- The Bank of Japan left its monetary levers alone for July, as expected
- However, it also lowered its inflation forecasts yet again
- Consumer prices are not seen reading 2% target until 2020/2021
Find out what the trading community thinks of the Japanese Yen’s chances and those of all major currencies, at the DailyFX sentiment page.
The Japanese Yen continued to weaken against the US Dollar after the Bank of Japan left monetary policy alone Thursday but moved its inflation expectations lower yet again.
The key Policy Balance Rate remains at -0.1%, the ten-year government bond yield target is still an unenticing 0.0%. Heavy bond-buying also remains in place, at an annual pace of JPY80 trillion (US$720 billion). However, the BOJ now sees consumer prices rising by 1.1% this fiscal year, rather than its previous 1.5% call. The rise for the next year is lowered to 1.5%, from 1.7% and for fiscal 2019 the BoJ now sees 1.8% inflation, down from 1.9%.
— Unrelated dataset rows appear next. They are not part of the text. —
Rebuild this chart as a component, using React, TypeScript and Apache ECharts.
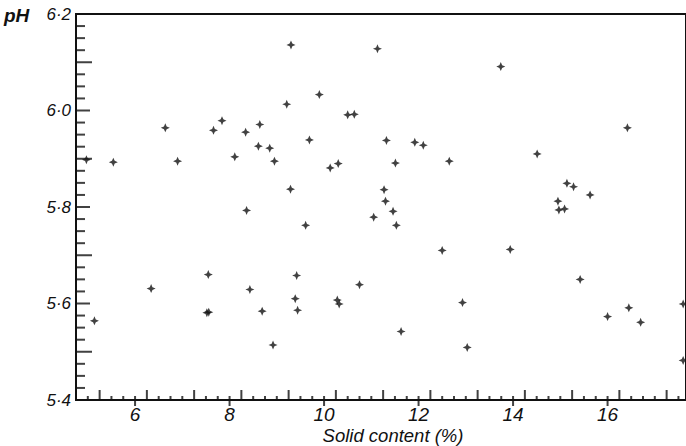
import React, { useEffect, useRef } from 'react';
import * as echarts from 'echarts';

// Solid content (%) and pH readings
const solidContent = [
  4.97, 5.54, 6.64, 6.90, 7.66, 7.84, 8.11, 8.34, 8.64, 8.61, 8.85, 8.95, 8.36,
  9.30, 11.13, 9.90, 9.21, 10.50, 10.64, 9.69, 11.32, 11.92, 12.10, 10.13, 10.30,
  11.51, 12.65, 9.29, 11.27, 11.30, 11.46, 13.74, 16.42, 14.51, 15.14, 15.28,
  15.63, 14.95, 14.97, 15.09, 7.55, 6.34, 8.43, 7.52, 7.56, 8.69, 5.14, 8.92,
  11.05, 11.53, 9.61, 12.50, 9.42, 10.75, 9.39, 10.28, 10.32, 9.44, 12.93, 11.63,
  13.03, 13.94, 15.42, 16.45, 16.00, 16.70, 17.60, 17.60,
];
const phValues = [
  5.898, 5.893, 5.964, 5.895, 5.959, 5.979, 5.904, 5.955, 5.971, 5.926, 5.922, 5.895, 5.793,
  6.136, 6.128, 6.033, 6.013, 5.991, 5.992, 5.939, 5.938, 5.934, 5.928, 5.881, 5.890,
  5.891, 5.895, 5.837, 5.836, 5.812, 5.791, 6.091, 5.964, 5.910, 5.849, 5.842,
  5.825, 5.812, 5.794, 5.796, 5.660, 5.631, 5.629, 5.581, 5.582, 5.584, 5.564, 5.514,
  5.779, 5.762, 5.762, 5.710, 5.658, 5.639, 5.610, 5.607, 5.599, 5.586, 5.602, 5.542,
  5.509, 5.712, 5.650, 5.591, 5.573, 5.561, 5.599, 5.482,
];

// Axis tick labels / tick spacing
const xLabelValues = [6, 8, 10, 12, 14, 16];
const X_MIN = 4.75;
const X_MAX = 17.66;
const X_MINOR_STEP = 0.25;
const Y_MIN = 5.4;
const Y_MAX = 6.2;
const Y_LABEL_STEP = 0.2;
const Y_MINOR_STEP = 0.025;

const FONT = '"Liberation Sans", Arial, sans-serif';
const INK = '#111';

// tick positions on the y axis, grouped by tick kind
function yTickPositions(kind: 'minor' | 'tenth' | 'label') {
  const out: number[][] = [];
  const n = Math.round((Y_MAX - Y_MIN) / Y_MINOR_STEP);
  for (let k = 0; k < n; k++) {
    const v = +(Y_MIN + k * Y_MINOR_STEP).toFixed(4);
    const kk = k % 8 === 0 ? 'label' : k % 4 === 0 ? 'tenth' : 'minor';
    if (kk === kind) out.push([X_MIN, v]);
  }
  return out;
}
// tick positions on the x axis, grouped by tick kind
function xTickPositions(kind: 'minor' | 'long') {
  const out: number[][] = [];
  const n = Math.floor((X_MAX - X_MIN) / X_MINOR_STEP);
  for (let k = 1; k <= n; k++) {
    const v = +(X_MIN + k * X_MINOR_STEP).toFixed(4);
    const frac = +(v - Math.floor(v)).toFixed(4);
    const kk = frac === 0.25 ? 'long' : 'minor';
    if (kk === kind) out.push([v, Y_MIN]);
  }
  return out;
}

function tickSeries(data: number[][], size: number[], offset: number[]) {
  return {
    type: 'scatter',
    silent: true,
    clip: false,
    data,
    symbol: 'rect',
    symbolSize: size,
    symbolOffset: offset,
    itemStyle: { color: INK },
    z: 3,
  };
}

export default function App() {
  const ref = useRef<HTMLDivElement>(null);

  useEffect(() => {
    if (!ref.current) return;
    const chart = echarts.init(ref.current, null, { renderer: 'svg' });
    const data = solidContent.map((x, i) => [x, phValues[i]]);

    chart.setOption({
      animation: false,
      backgroundColor: '#fff',
      grid: {
        left: 76,
        right: -2,
        top: 14,
        bottom: 46,
        containLabel: false,
        show: true,
        borderColor: INK,
        borderWidth: 2,
        backgroundColor: 'transparent',
      },
      xAxis: {
        type: 'value',
        min: X_MIN,
        max: X_MAX,
        splitLine: { show: false },
        axisLine: { show: false },
        axisTick: { show: false },
        axisLabel: {
          customValues: xLabelValues,
          margin: 5,
          color: INK,
          fontSize: 19,
          fontStyle: 'italic',
          fontFamily: FONT,
        },
      },
      yAxis: {
        type: 'value',
        min: Y_MIN,
        max: Y_MAX,
        interval: Y_LABEL_STEP,
        splitLine: { show: false },
        axisLine: { show: false },
        axisTick: { show: false },
        axisLabel: {
          margin: 5,
          color: INK,
          fontSize: 17,
          fontStyle: 'italic',
          fontFamily: FONT,
          formatter: (v: number) => v.toFixed(1).replace('.', '·'),
        },
      },
      graphic: [
        {
          type: 'text',
          left: 4,
          top: 6,
          style: {
            text: 'pH',
            fill: INK,
            font: `italic bold 19px ${FONT}`,
          },
        },
        {
          type: 'text',
          x: 393,
          y: 435,
          style: {
            text: 'Solid content (%)',
            fill: INK,
            font: `italic 18.5px ${FONT}`,
            align: 'center',
            verticalAlign: 'middle',
          },
        },
      ],
      series: [
        tickSeries(yTickPositions('minor'), [9, 2], [4.5, 0]),
        tickSeries(yTickPositions('tenth'), [16, 2], [8, 0]),
        tickSeries(yTickPositions('label'), [14, 2], [7, 0]),
        tickSeries(xTickPositions('minor'), [2, 4], [0, -2]),
        tickSeries(xTickPositions('long'), [2, 10], [0, -5]),
        tickSeries(xLabelValues.map((v) => [v, Y_MIN]), [2, 6], [0, 3]),
        {
          type: 'scatter',
          data,
          clip: false,
          symbol: 'path://M5,0 L6.5,3.5 L10,5 L6.5,6.5 L5,10 L3.5,6.5 L0,5 L3.5,3.5 Z',
          symbolSize: 9,
          itemStyle: { color: INK },
          z: 4,
        },
      ],
    });

    return () => chart.dispose();
  }, []);

  return (
    <div
      ref={ref}
      style={{ position: 'absolute', left: 0, top: 0, width: 686, height: 446, background: '#fff' }}
    />
  );
}
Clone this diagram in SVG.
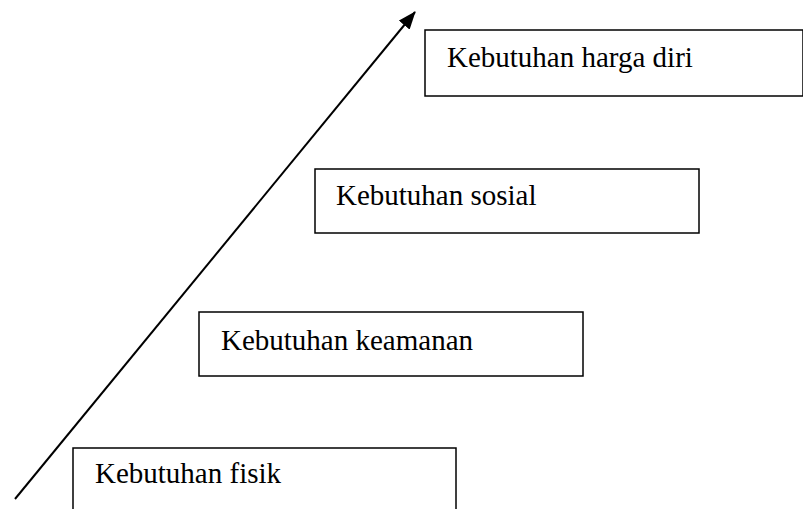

This means that inflation is not expected to get up to the 2% target rate until at least 2020/2021, which, judging by all the central bank’s policy rhetoric, also means that ultra-accommodative monetary policy is still here to stay. Inflation is currently running at an annualized 0.4%, and hasn’t been above 0.5% for twelve months. That’s despite the Bank of Japan having accumulated a bond balance sheet which rivals the country’s entire Gross Domestic Product.
The BoJ did increase its GDP forecasts Thursday. It now sees 1.8% growth this fiscal year, 1.4% in the next and 0.7% the year after that. Its previous calls were 1.6%, 1.3% and 0.7% respectively.
Still, with the decision out of the way, investor focus will turn to BoJ Governor Haruhiko Kuroda’s customary press conference to discuss it. That’s coming markets’ way at 06:30 GMT. USD/JPY had been gaining through the Asian morning and continued to after the numbers.
Earlier official data showed that Japan’s export and import machines were in robust health last month, even though the overall trade balance missed forecasts as imports rose more than expected.